THE Government is already having to defend its long-awaited Levelling Up white paper – outlining plans and cash to regenerate disadvantaged communities across the region – before it is even published.
Levelling Up Secretary Michael Gove has promised that the new plans, to be announced in detail this week, will “breathe fresh life into disadvantaged communities” across England, including parts of the North East.
Mr Gove said money and power would be more But as details of the paper’s contents were released at the weekend, opposition members said it isn’t “worth the paper it is written on” and pointed out that cash being pledged was not new money as it had already been announced.

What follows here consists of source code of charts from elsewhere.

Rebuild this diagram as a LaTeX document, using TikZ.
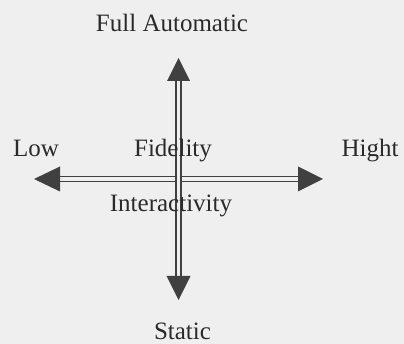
\documentclass[tikz,border=0pt]{standalone}
\usepackage{fontspec}
\setmainfont{Liberation Serif}
\definecolor{bgc}{HTML}{EFEFEF}
\definecolor{ink}{HTML}{2A2A2A}
\definecolor{arr}{HTML}{404040}
\tikzset{
  lbl/.style={anchor=base, inner sep=0pt, text=ink, font=\fontsize{25}{30}\selectfont},
  axis/.style={draw=arr, double=bgc, double distance=3.6pt, line width=1.5pt},
  head/.style={fill=arr}
}
\begin{document}
\begin{tikzpicture}[x=1pt,y=-1pt]
\fill[bgc] (0,0) rectangle (404,344);
\useasboundingbox (0,0) rectangle (404,344);
% arrow tips and bases
\coordinate (ttip) at (178.5,58);
\coordinate (tbase) at (178.5,81);
\coordinate (btip) at (178.5,300);
\coordinate (bbase) at (178.5,276);
\coordinate (ltip) at (34,179);
\coordinate (lbase) at (60,179);
\coordinate (rtip) at (323,179);
\coordinate (rbase) at (298,179);
% shafts
\draw[axis] (lbase) -- (rbase);
\draw[axis] (tbase) -- (bbase);
% heads
\fill[head] (ttip) -- ([xshift=-11.5pt]tbase) -- ([xshift=11.5pt]tbase) -- cycle;
\fill[head] (btip) -- ([xshift=-12pt]bbase) -- ([xshift=12pt]bbase) -- cycle;
\fill[head] (ltip) -- ([yshift=-12.5pt]lbase) -- ([yshift=12.5pt]lbase) -- cycle;
\fill[head] (rtip) -- ([yshift=-12.5pt]rbase) -- ([yshift=12.5pt]rbase) -- cycle;
% labels
\node[lbl] (full) at (172,32) {Full Automatic};
\node[lbl] (low) at (36,157) {Low};
\node[lbl] (fid) at (173,157) {Fidelity};
\node[lbl] (hi) at (370,157) {Hight};
\node[lbl] (inter) at (171,212) {Interactivity};
\node[lbl] (stat) at (182.5,339.5) {Static};
\end{tikzpicture}
\end{document}
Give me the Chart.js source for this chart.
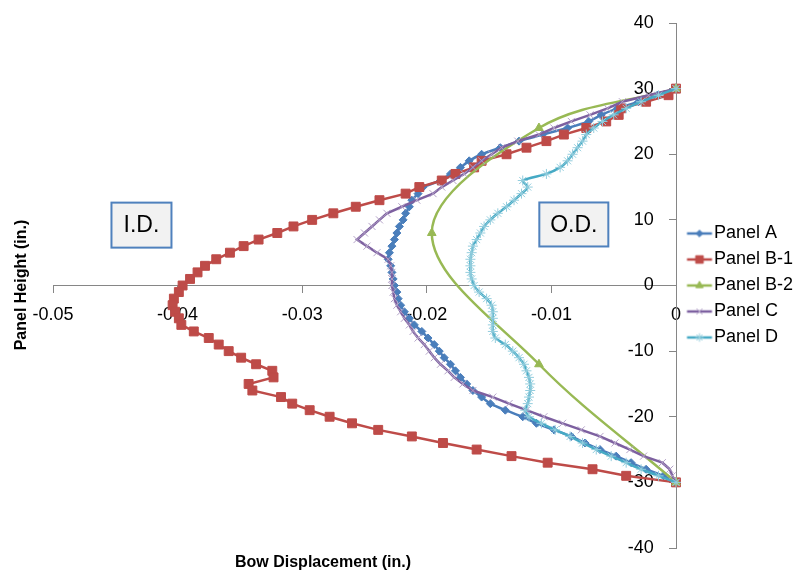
<!DOCTYPE html>
<html><head><meta charset="utf-8">
<script src="https://cdn.jsdelivr.net/npm/chart.js@4.4.1/dist/chart.umd.min.js"></script>
<style>html,body{margin:0;padding:0;background:#fff;}#wrap{width:794px;height:586px;}</style>
</head><body><div id="wrap"><canvas id="c" width="794" height="586"></canvas></div>
<script>
// ---- data ----
const heights = [30,29,28,27,26,25,24,23,22,21,20,19,18,17,16,15,14,13,12,11,10,9,8,7,6,5,4,3,2,1,0,
  -1,-2,-3,-4,-5,-6,-7,-8,-9,-10,-11,-12,-13,-14,-15,-16,-17,-18,-19,-20,-21,-22,-23,-24,-25,-26,-27,-28,-29,-30];
const panelA = [0,-0.0015,-0.0030,-0.0047,-0.0060,-0.0070,-0.0087,-0.0107,-0.0126,-0.0141,
  -0.0156,-0.0166,-0.0173,-0.0181,-0.0189,-0.0203,-0.0207,-0.0212,-0.0214,-0.0217,
  -0.0219,-0.0222,-0.0224,-0.0226,-0.0228,-0.0230,-0.0231,-0.0229,-0.0228,-0.0227,
  -0.0226,-0.0224,-0.0223,-0.0221,-0.0218,-0.0214,-0.0210,-0.0204,-0.0199,-0.0194,
  -0.0190,-0.0186,-0.0181,-0.0177,-0.0173,-0.0168,-0.0163,-0.0156,-0.0149,-0.0137,
  -0.0123,-0.0112,-0.0098,-0.0084,-0.0073,-0.0061,-0.0048,-0.0036,-0.0024,-0.0010,0];
const panelB1 = [0,-0.0006,-0.0024,-0.0044,-0.0046,-0.0056,-0.0072,-0.0090,-0.0104,-0.0120,
  -0.0136,-0.0156,-0.0162,-0.0177,-0.0188,-0.0206,-0.0217,-0.0238,-0.0257,-0.0275,
  -0.0292,-0.0307,-0.0320,-0.0335,-0.0347,-0.0358,-0.0369,-0.0378,-0.0384,-0.0390,
  -0.0396,-0.0399,-0.0403,-0.0404,-0.0402,-0.0399,-0.0397,-0.0387,-0.0375,-0.0367,
  -0.0359,-0.0349,-0.0337,-0.0324,-0.0323,-0.0343,-0.0340,-0.0317,-0.0308,-0.0294,
  -0.0278,-0.0260,-0.0239,-0.0212,-0.0187,-0.0160,-0.0132,-0.0103,-0.0067,-0.0040,0];
const heightsB2 = [30,24,8,-12,-30];
const panelB2 = [0,-0.0110,-0.0196,-0.0110,0];
const panelC = [0,-0.0022,-0.0043,-0.0055,-0.0069,-0.0084,-0.0098,-0.0110,-0.0127,-0.0140,
  -0.0148,-0.0156,-0.0163,-0.0170,-0.0179,-0.0188,-0.0195,-0.0208,-0.0220,-0.0232,
  -0.0238,-0.0244,-0.0250,-0.0256,-0.0248,-0.0240,-0.0231,-0.0229,-0.0228,-0.0228,
  -0.0228,-0.0227,-0.0226,-0.0224,-0.0221,-0.0218,-0.0214,-0.0211,-0.0207,-0.0202,
  -0.0198,-0.0194,-0.0189,-0.0183,-0.0178,-0.0171,-0.0163,-0.0147,-0.0134,-0.0120,
  -0.0106,-0.0091,-0.0076,-0.0061,-0.0049,-0.0037,-0.0026,-0.0011,-0.0005,-0.0003,0];
const panelD = [0,-0.0014,-0.0028,-0.0040,-0.0050,-0.0059,-0.0066,-0.0072,-0.0075,-0.0079,
  -0.0083,-0.0087,-0.0093,-0.0104,-0.0123,-0.0119,-0.0124,-0.0130,-0.0136,-0.0143,
  -0.0149,-0.0154,-0.0157,-0.0160,-0.0163,-0.0164,-0.0165,-0.0165,-0.0165,-0.0164,
  -0.0162,-0.0158,-0.0152,-0.0148,-0.0147,-0.0147,-0.0147,-0.0147,-0.0145,-0.0137,
  -0.0131,-0.0126,-0.0122,-0.0120,-0.0118,-0.0117,-0.0117,-0.0118,-0.0119,-0.0121,
  -0.0118,-0.0108,-0.0097,-0.0085,-0.0075,-0.0064,-0.0052,-0.0040,-0.0028,-0.0014,0];
const seriesNames = ['Panel A','Panel B-1','Panel B-2','Panel C','Panel D'];
const xTickValues = [-0.05,-0.04,-0.03,-0.02,-0.01,0];
const xTickLabels = ['-0.05','-0.04','-0.03','-0.02','-0.01','0'];
const yTickValues = [-40,-30,-20,-10,0,10,20,30,40];
const yTickLabels = ['-40','-30','-20','-10','0','10','20','30','40'];
const xTitle = 'Bow Displacement (in.)';
const yTitle = 'Panel Height (in.)';
const noteLabels = ['I.D.','O.D.'];

// ---- styles ----
const FONT = '"Liberation Sans", Arial, sans-serif';
const styles = [
  {line:'#4A7EBB', mk:'#4A7EBB', shape:'rectRot', r:4, bw:1, tension:0.15},
  {line:'#BE4B48', mk:'#BE4B48', shape:'rect', r:6.3, bw:1, tension:0},
  {line:'#98B954', mk:'#98B954', shape:'triangle', r:5, bw:1, tension:0.35},
  {line:'#7D60A0', mk:'#B3A2C7', shape:'crossRot', r:5, bw:1, tension:0},
  {line:'#46AAC5', mk:'#93CDDD', shape:'star', r:5, bw:1, tension:0.25}
];
const pts = (xs, ys) => xs.map((v, i) => ({x: v, y: ys[i]}));
const seriesData = [pts(panelA, heights), pts(panelB1, heights), pts(panelB2, heightsB2), pts(panelC, heights), pts(panelD, heights)];

const datasets = seriesNames.map((name, i) => ({
  label: name,
  data: seriesData[i],
  showLine: true,
  borderColor: styles[i].line,
  backgroundColor: styles[i].mk,
  borderWidth: 2.5,
  tension: styles[i].tension,
  pointStyle: styles[i].shape,
  pointRadius: styles[i].r,
  pointBorderColor: styles[i].mk,
  pointBackgroundColor: styles[i].mk,
  pointBorderWidth: styles[i].bw,
  pointHoverRadius: styles[i].r,
  clip: false,
  order: 5 - i,
  xAxisID: 'x',
  yAxisID: 'y'
}));

function legendIcon(st) {
  const c = document.createElement('canvas');
  c.width = 60; c.height = 20;
  const g = c.getContext('2d');
  g.strokeStyle = st.line; g.lineWidth = 2.5;
  g.beginPath(); g.moveTo(22.5, 10); g.lineTo(47.5, 10); g.stroke();
  g.fillStyle = st.mk; g.strokeStyle = st.mk; g.lineWidth = st.bw;
  Chart.helpers.drawPoint(g, {pointStyle: st.shape, radius: st.r * 0.85, borderWidth: st.bw}, 35, 10);
  return c;
}

const notes = [
  {text: noteLabels[0], x: -0.0429, y: 9.2, w: 60, h: 45},
  {text: noteLabels[1], x: -0.0082, y: 9.3, w: 69, h: 44}
];

const annotate = {
  id: 'annotate',
  afterDraw(chart) {
    const ctx = chart.ctx;
    const xs = chart.scales.x, ys = chart.scales.y;
    ctx.save();
    notes.forEach(n => {
      const cx = xs.getPixelForValue(n.x), cy = ys.getPixelForValue(n.y);
      ctx.fillStyle = '#F2F2F2';
      ctx.fillRect(cx - n.w / 2, cy - n.h / 2, n.w, n.h);
      ctx.strokeStyle = '#4F81BD'; ctx.lineWidth = 2;
      ctx.strokeRect(cx - n.w / 2, cy - n.h / 2, n.w, n.h);
      ctx.fillStyle = '#000';
      ctx.font = '23px ' + FONT;
      ctx.textAlign = 'center'; ctx.textBaseline = 'middle';
      ctx.fillText(n.text, cx, cy + 1);
    });
    ctx.fillStyle = '#000';
    ctx.font = 'bold 16px ' + FONT;
    ctx.textAlign = 'center'; ctx.textBaseline = 'middle';
    ctx.fillText(xTitle, 323, 563);
    ctx.translate(22, 285);
    ctx.rotate(-Math.PI / 2);
    ctx.fillText(yTitle, 0, 0);
    ctx.restore();
  }
};

const gridStyle = {display: true, drawOnChartArea: false, drawTicks: true, tickLength: 7, color: '#868686'};
const borderStyle = {display: true, color: '#868686', width: 1};

new Chart(document.getElementById('c'), {
  type: 'scatter',
  data: {datasets},
  options: {
    responsive: false,
    animation: false,
    devicePixelRatio: 1,
    layout: {padding: {left: 53, top: 23, bottom: 38, right: 0}},
    scales: {
      x: {
        type: 'linear', min: -0.05, max: 0,
        position: {y: 0},
        afterBuildTicks: s => { s.ticks = xTickValues.map(v => ({value: v})); },
        ticks: {
          callback: (v) => xTickLabels[xTickValues.findIndex(t => Math.abs(t - v) < 1e-9)],
          color: '#000', font: {family: FONT, size: 18}, padding: 12, maxRotation: 0, autoSkip: false
        },
        grid: gridStyle,
        border: borderStyle
      },
      y: {
        type: 'linear', min: -40, max: 40,
        position: {x: 0},
        afterBuildTicks: s => { s.ticks = yTickValues.map(v => ({value: v})); },
        ticks: {display: false},
        grid: gridStyle,
        border: borderStyle
      },
      yLab: {
        type: 'linear', min: -40, max: 40,
        position: {x: -0.00178},
        afterBuildTicks: s => { s.ticks = yTickValues.map(v => ({value: v})); },
        ticks: {
          callback: (v) => yTickLabels[yTickValues.indexOf(v)],
          color: '#000', font: {family: FONT, size: 18}, padding: 0, autoSkip: false
        },
        grid: {display: false},
        border: {display: false}
      }
    },
    plugins: {
      tooltip: {enabled: false},
      legend: {
        position: 'right',
        align: 'center',
        fullSize: false,
        maxWidth: 118,
        labels: {
          usePointStyle: true,
          pointStyleWidth: 21,
          padding: 8,
          color: '#000',
          font: {family: FONT, size: 18},
          generateLabels: (chart) => chart.data.datasets.map((ds, i) => ({
            text: ds.label,
            fillStyle: styles[i].mk,
            strokeStyle: styles[i].mk,
            lineWidth: 0,
            pointStyle: legendIcon(styles[i]),
            hidden: false,
            datasetIndex: i,
            fontColor: '#000'
          }))
        }
      }
    }
  },
  plugins: [annotate]
});
</script>
</body></html>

Wolverhampton and Sheffield will be the first of 20 areas selected to benefit from a “radical new regeneration programme” launched by the Department for Levelling Up, Housing and Communities (DLUHC).
The chosen locations will be prioritised for a £1.5 billion Brownfield Fund made available from April 2022.
Pressed on where the money was coming from, the department yesterday clarified that the cash to fund the work was allocated by the Treasury last year.
It is part of a £1.8 billion sum for brownfield regeneration promised by the Chancellor Rishi Sunak at the last Budget.
The work will be spearheaded by the Government’s housing agency Homes England, which will be “refocused” to deliver on the levelling up agenda.
The DHLUC said the areas would benefit from developments combining “housing, leisure, and business in sustainable, walkable, beautiful new neighbourhoods”.
Tees Valley and North of Tyne are among seven Mayoral Combined Authorities that will share £120 million of funding to transform derelict brownfield sites into “vibrant places where people want to live and work”.
A further £30 million is being awarded to Tees Valley, Greater Manchester, and West Midlands on disused brownfield land and councils are pledge funds to release derelict sites for housing.
A separate £1.5 billion Levelling Up Home Building Fund will also be launched this week.
It will provide loans to small and medium-sized builders and developers to deliver 42,000 homes, with the vast majority going outside London and the South East.
Levelling Up Secretary Michael Gove said: “We are on a mission to regenerate the nation, transforming derelict areas in our towns and cities into thriving places people are proud to live and work in.
“We are refocusing Homes England and empowering local leaders to support levelling up, delivering Kings Cross style transformational regeneration projects across the country – starting in Wolverhampton and Sheffield.
“This huge investment in infrastructure and regeneration will spread opportunity more evenly and help to reverse the geographical inequalities which still exist in the UK.”
But Lisa Nandy, Labour’s shadow levelling up secretary, accused the Government of handing out “rehashed pots of money and policies”.
She said: “The limit of this Government’s ambition for Britain can’t surely be this? Rehashed pots of money and policies for just 20 places. High streets will only thrive when people have money in their pockets to spend.
“We need good jobs, decent wages, genuinely affordable housing and action to deal with the unfolding cost of living crisis so people can spend in their local economy and young people no longer have to get out to get on. Instead, they’ve handed a few local areas a fiver and nicked a tenner.”
She said the regeneration funding was “very small beer” and said the Government’s approach is “downright insulting”, adding that the White Paper “frankly doesn’t appear to be worth the paper that it’s written on”.